Your task is to print, exactly and only, the lines from the start of the entries below through the line with "e areia fina". Include both ends, but skip the pictures.

..............................

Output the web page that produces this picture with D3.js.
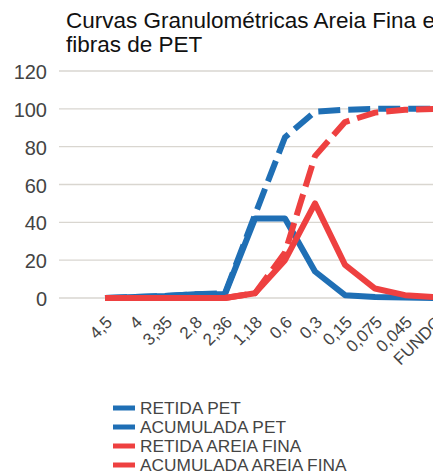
<!DOCTYPE html>
<html>
<head>
<meta charset="utf-8">
<script src="https://cdn.jsdelivr.net/npm/d3@7"></script>
<style>
  html, body { margin: 0; padding: 0; background: #fff; }
  svg { display: block; font-family: "Liberation Sans", Arial, sans-serif; }
</style>
</head>
<body>
<svg id="chart" width="433" height="474"></svg>
<script>
// Curvas granulométricas: retida / acumulada para PET e areia fina

const sieves = ["4,5", "4", "3,35", "2,8", "2,36", "1,18", "0,6", "0,3", "0,15", "0,075", "0,045", "FUNDO"];
const retidaPet = [0, 0.5, 1, 2, 2, 42, 42, 14, 1.5, 0.5, 0.2, 0];
const acumuladaPet = [0, 0.5, 1, 2, 2.5, 44, 85, 98.5, 99.5, 100, 100, 100];
const retidaAreia = [0, 0, 0, 0, 0, 2.5, 20, 50, 17.5, 5, 1.5, 0.5];
const acumuladaAreia = [0, 0, 0, 0, 0, 2.5, 24, 75, 93, 98, 99.5, 100];
const yTicks = [0, 20, 40, 60, 80, 100, 120];

const BLUE = "#1f6fb5";
const RED = "#ee4040";

const series = [
  { name: "RETIDA PET", values: retidaPet, color: BLUE, dashed: false },
  { name: "ACUMULADA PET", values: acumuladaPet, color: BLUE, dashed: true },
  { name: "RETIDA AREIA FINA", values: retidaAreia, color: RED, dashed: false },
  { name: "ACUMULADA AREIA FINA", values: acumuladaAreia, color: RED, dashed: true },
];

const svg = d3.select("#chart");

const plot = { left: 59, right: 440, top: 71, bottom: 298 };

const x = d3.scalePoint().domain(sieves).range([105, 435]);
const y = d3.scaleLinear().domain([0, 120]).range([plot.bottom, plot.top]);

// título (duas linhas, cortado à direita como no original)
const title = svg.append("text")
  .attr("x", 66)
  .attr("y", 28)
  .attr("font-size", 22.5)
  .attr("fill", "#111");
title.append("tspan").attr("x", 66).text("Curvas Granulométricas Areia Fina e");
title.append("tspan").attr("x", 66).attr("dy", 24).text("fibras de PET");

// grade
svg.append("g")
  .selectAll("line")
  .data(yTicks)
  .join("line")
  .attr("x1", plot.left)
  .attr("x2", plot.right)
  .attr("y1", (d) => y(d))
  .attr("y2", (d) => y(d))
  .attr("stroke", "#d9d6d0")
  .attr("stroke-width", 1.3);

// eixo y
const yAxis = d3.axisLeft(y).tickValues(yTicks).tickSize(0).tickPadding(0);
svg.append("g")
  .attr("transform", "translate(47,0)")
  .call(yAxis)
  .call((g) => g.select(".domain").remove())
  .call((g) => g.selectAll("text")
    .attr("font-size", 20)
    .attr("fill", "#444")
    .attr("font-family", "Liberation Sans, Arial, sans-serif")
    .attr("dy", "0.38em"));

// eixo x (rótulos a -45°)
svg.append("g")
  .selectAll("text")
  .data(sieves)
  .join("text")
  .attr("transform", (d) => `translate(${x(d) + 4},${plot.bottom + 21}) rotate(-45)`)
  .attr("text-anchor", "end")
  .attr("dy", "0.35em")
  .attr("font-size", 17)
  .attr("fill", "#444")
  .text((d) => d);

// linhas
const line = d3.line()
  .x((d, i) => x(sieves[i]))
  .y((d) => y(d));

svg.append("g")
  .selectAll("path")
  .data(series)
  .join("path")
  .attr("d", (s) => line(s.values))
  .attr("fill", "none")
  .attr("stroke", (s) => s.color)
  .attr("stroke-width", 6)
  .attr("stroke-linejoin", "round")
  .attr("stroke-dasharray", (s) => (s.dashed ? "22,8" : null));

// legenda
const legend = svg.append("g")
  .selectAll("g")
  .data(series)
  .join("g")
  .attr("transform", (d, i) => `translate(113,${408 + i * 19})`);

legend.append("line")
  .attr("x1", 0)
  .attr("x2", 22)
  .attr("stroke", (d) => d.color)
  .attr("stroke-width", 5);

legend.append("text")
  .attr("x", 27)
  .attr("dy", "0.36em")
  .attr("font-size", 17.3)
  .attr("fill", "#444")
  .text((d) => d.name);
</script>
</body>
</html>
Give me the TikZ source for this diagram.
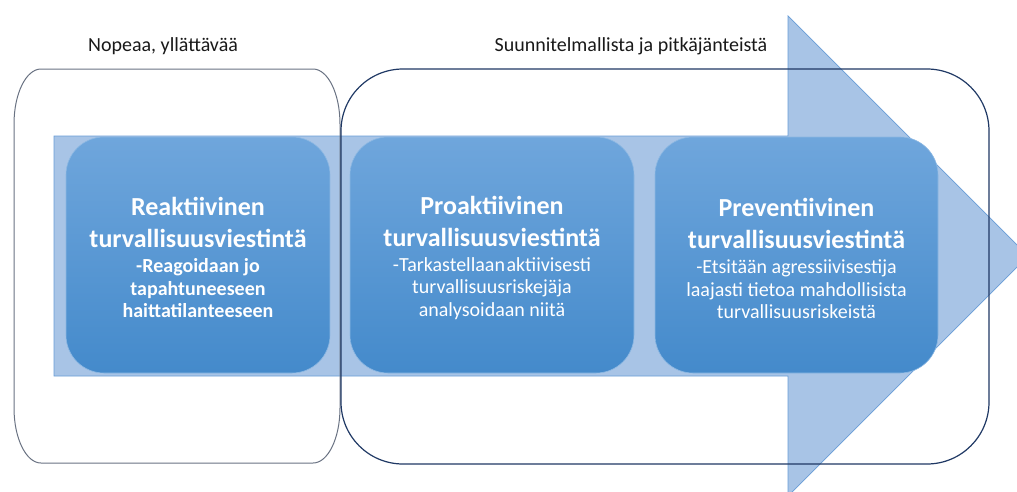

..............................

▸ **SOLUTION TO THE EXERCISE**
Output the web page that produces this picture with D3.js.
<!DOCTYPE html>
<html>
<head>
<meta charset="utf-8">
<script src="https://cdn.jsdelivr.net/npm/d3@7"></script>
<style>
  html, body { margin: 0; padding: 0; background: #fff; }
  svg { display: block; font-family: "Liberation Sans", Arial, sans-serif; }
</style>
</head>
<body>
<svg id="chart" width="433" height="474"></svg>
<script>
// Curvas granulométricas: retida / acumulada para PET e areia fina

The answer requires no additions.